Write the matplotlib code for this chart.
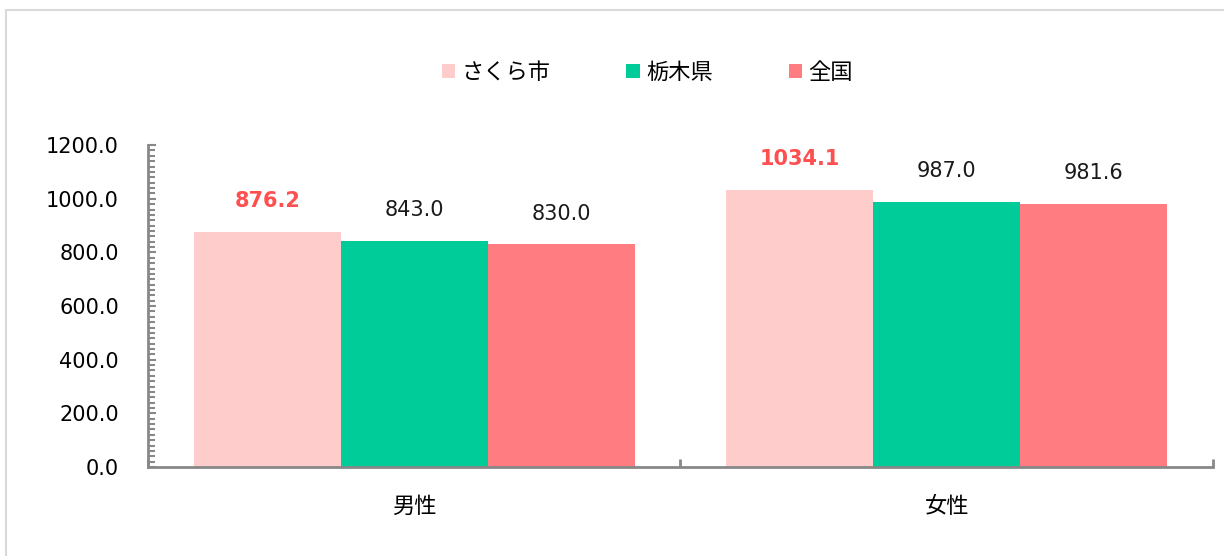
import matplotlib.pyplot as plt
import matplotlib.patches as mpatches
from matplotlib.ticker import MultipleLocator
import numpy as np

plt.rcParams['font.family'] = ['DejaVu Sans', 'Noto Sans CJK JP']

categories = ['男性', '女性']
series_names = ['さくら市', '栃木県', '全国']
sakura = [876.2, 1034.1]
tochigi = [843.0, 987.0]
zenkoku = [830.0, 981.6]
colors = ['#FFCCCC', '#00CC99', '#FF7C80']

fig = plt.figure(figsize=(12.24, 5.56), dpi=100)
ax = fig.add_axes([0.1209, 0.160, 0.870, 0.579])

# frame around the chart area
fig.patches.append(mpatches.Rectangle((0.005, -0.01), 1.0, 0.992, transform=fig.transFigure,
                                      fill=False, edgecolor='#d9d9d9', linewidth=1.5))

x = np.arange(len(categories))
w = 0.276
values = [sakura, tochigi, zenkoku]
for i, (name, vals, c) in enumerate(zip(series_names, values, colors)):
    pos = x + (i - 1) * w
    ax.bar(pos, vals, width=w, color=c, label=name)
    for p, v in zip(pos, vals):
        if i == 0:
            ax.text(p, v + 115, f'{v:.1f}', ha='center', va='center', fontsize=15,
                    color='#FF5050', fontweight='bold')
        else:
            ax.text(p, v + 115, f'{v:.1f}', ha='center', va='center', fontsize=15,
                    color='#1a1a1a')

ax.set_xlim(-0.5, 1.5)
ax.set_ylim(0, 1200)
ax.yaxis.set_major_locator(MultipleLocator(200))
ax.yaxis.set_minor_locator(MultipleLocator(20))
ax.yaxis.set_major_formatter(lambda v, p: f'{v:.1f}')

ax.set_xticks([-0.5, 0.5, 1.5], minor=False)
ax.set_xticklabels([])
ax.set_xticks(x, minor=True)
ax.set_xticklabels(categories, minor=True, fontsize=16, family=['Noto Sans CJK JP'])
ax.tick_params(axis='x', which='minor', length=0, pad=20)
ax.tick_params(axis='x', which='major', direction='in', length=6, width=2, color='#888888')
ax.tick_params(axis='y', which='both', direction='in', width=1.5, color='#888888',
               labelsize=15, pad=21)
ax.tick_params(axis='y', which='major', length=6)
ax.tick_params(axis='y', which='minor', length=5)

for s in ['top', 'right']:
    ax.spines[s].set_visible(False)
for s in ['left', 'bottom']:
    ax.spines[s].set_color('#888888')
    ax.spines[s].set_linewidth(2)

leg = ax.legend(loc='center', bbox_to_anchor=(0.469, 1.227), ncol=3, frameon=False,
                prop={'family': ['Noto Sans CJK JP'], 'size': 16},
                handlelength=0.6, handleheight=0.6, handletextpad=0.3, columnspacing=3.4)

fig.savefig('out.png', dpi=100)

........

▸ **Aim**
What is needed is an exact reproduction of the data, pictures excluded.

▸ **Result**
Write the matplotlib code for this chart.
import matplotlib.pyplot as plt
import matplotlib.patches as mpatches
from matplotlib.ticker import MultipleLocator
import numpy as np

plt.rcParams['font.family'] = ['DejaVu Sans', 'Noto Sans CJK JP']

categories = ['男性', '女性']
series_names = ['さくら市', '栃木県', '全国']
sakura = [876.2, 1034.1]
tochigi = [843.0, 987.0]
zenkoku = [830.0, 981.6]
colors = ['#FFCCCC', '#00CC99', '#FF7C80']

fig = plt.figure(figsize=(12.24, 5.56), dpi=100)
ax = fig.add_axes([0.1209, 0.160, 0.870, 0.579])

# frame around the chart area
fig.patches.append(mpatches.Rectangle((0.005, -0.01), 1.0, 0.992, transform=fig.transFigure,
                                      fill=False, edgecolor='#d9d9d9', linewidth=1.5))

x = np.arange(len(categories))
w = 0.276
values = [sakura, tochigi, zenkoku]
for i, (name, vals, c) in enumerate(zip(series_names, values, colors)):
    pos = x + (i - 1) * w
    ax.bar(pos, vals, width=w, color=c, label=name)
    for p, v in zip(pos, vals):
        if i == 0:
            ax.text(p, v + 115, f'{v:.1f}', ha='center', va='center', fontsize=15,
                    color='#FF5050', fontweight='bold')
        else:
            ax.text(p, v + 115, f'{v:.1f}', ha='center', va='center', fontsize=15,
                    color='#1a1a1a')

ax.set_xlim(-0.5, 1.5)
ax.set_ylim(0, 1200)
ax.yaxis.set_major_locator(MultipleLocator(200))
ax.yaxis.set_minor_locator(MultipleLocator(20))
ax.yaxis.set_major_formatter(lambda v, p: f'{v:.1f}')

ax.set_xticks([-0.5, 0.5, 1.5], minor=False)
ax.set_xticklabels([])
ax.set_xticks(x, minor=True)
ax.set_xticklabels(categories, minor=True, fontsize=16, family=['Noto Sans CJK JP'])
ax.tick_params(axis='x', which='minor', length=0, pad=20)
ax.tick_params(axis='x', which='major', direction='in', length=6, width=2, color='#888888')
ax.tick_params(axis='y', which='both', direction='in', width=1.5, color='#888888',
               labelsize=15, pad=21)
ax.tick_params(axis='y', which='major', length=6)
ax.tick_params(axis='y', which='minor', length=5)

for s in ['top', 'right']:
    ax.spines[s].set_visible(False)
for s in ['left', 'bottom']:
    ax.spines[s].set_color('#888888')
    ax.spines[s].set_linewidth(2)

leg = ax.legend(loc='center', bbox_to_anchor=(0.469, 1.227), ncol=3, frameon=False,
                prop={'family': ['Noto Sans CJK JP'], 'size': 16},
                handlelength=0.6, handleheight=0.6, handletextpad=0.3, columnspacing=3.4)

fig.savefig('out.png', dpi=100)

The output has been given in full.